83rd Pennsylvania Infantry - Soldier's Poem
Item LTR-11016
1861
Arthur K. Cleeland
Price: $200.00
Description
Original Civil War soldier's letter. 4 pages, written in period ink.
Dear Sister,
I received your kind letter the 20
th of this month, which I perused with much pleasure. Well, Maria, here is the stars and stripes a little plainer than that flag of yours. You must try and raise better flag than that. Well, we are still here yet and how long we will stay, I don’t know. I am well and in good spirits and feel like fighting very much. The company was all measured the other day and I measured 6 feet and one inch. I stretched one inch and a half since I left home. Tell [brother] Morrison that I am the biggest man.
Well, that news about Fort Sumter being taken and Charleston being bombarded, I guess is not so (but I wish it was). Yesterday, we had a big review of about 75 thousand men of war besides about 25 thousand spectators. I tell you. It was a sight to see. About 100 thousand all in one field of 6 or 7 hundred acres. Well, nothing more about that.

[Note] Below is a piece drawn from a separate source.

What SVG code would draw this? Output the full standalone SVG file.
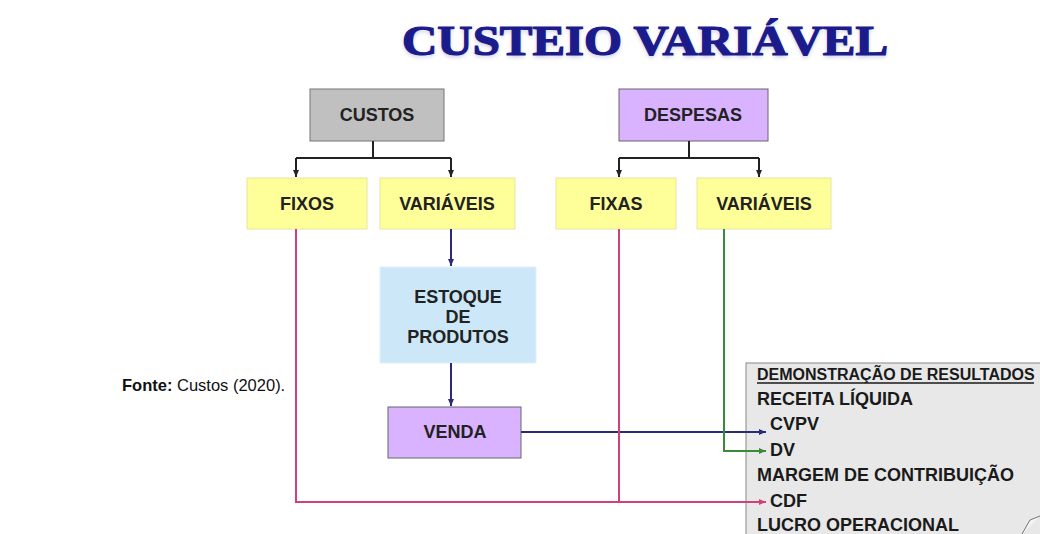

Well, Maria, I would like to help eat that chicken you spoke of in your letter. Some chicken would go very well and I would like to help eat some of that pig too. It would go very well. I suppose you are living in your fat now and I hope you will live well while I am gone. I suppose you feel very lonesome because your Billy McCartney has quit writing to you. But Maria, that was wonderful. You and him must have had some talk before he went away. I want you and Sarah to keep in good spirits until I go home and then we will have big time. Tell Sarah for her and Hank to wait until I go home before they get married and for your part, I ain’t scared very bad. I would like to have been at that party at Allen Hutchinson’s very well but it was rather far for me to go that night. Well, nothing more of that.
Well, have not got our pay yet. But expect to get it this week and we are to get a new suit of Zouave uniform this week and then we will be about right. When I get my money, I will get my picture taken and send it home to father and mother. I expect I will get it taken on copper plate and then I can send it in a letter and it won’t cost much.
That poetry you composed done very well considering who done it. Now I will write a few lines in poetry shape. This is the first verse.
Home again, home again
From a foreign shore,
And oh, it fills my soul with joy
To meet my friends once more.
Here I dropped the parting tear
To cross the ocean foam,
But now I am once again with those
Who kindly greet me home.
2. Happy hearts, happy hearts
With mine have laughed in glee.
But oh the friends I loved in youth
Seem happier to me
And if my guide should be the fate
Which bids me longer roam.
But death alone can break the tie
That binds my hear to home.
3. Music sweet, music soft,
Lingers round the place
And oh, I feel the childhood charm
That time cannot efface.
Then give me but my homestead root
I’ll ask no palace dome.
For I can live a happy life
With those I love at home. Amen
A. K. Cleeland
To Maria Cleeland
Write soon. My love to you all. Amen. I have no news to write so you must excuse for not writing more.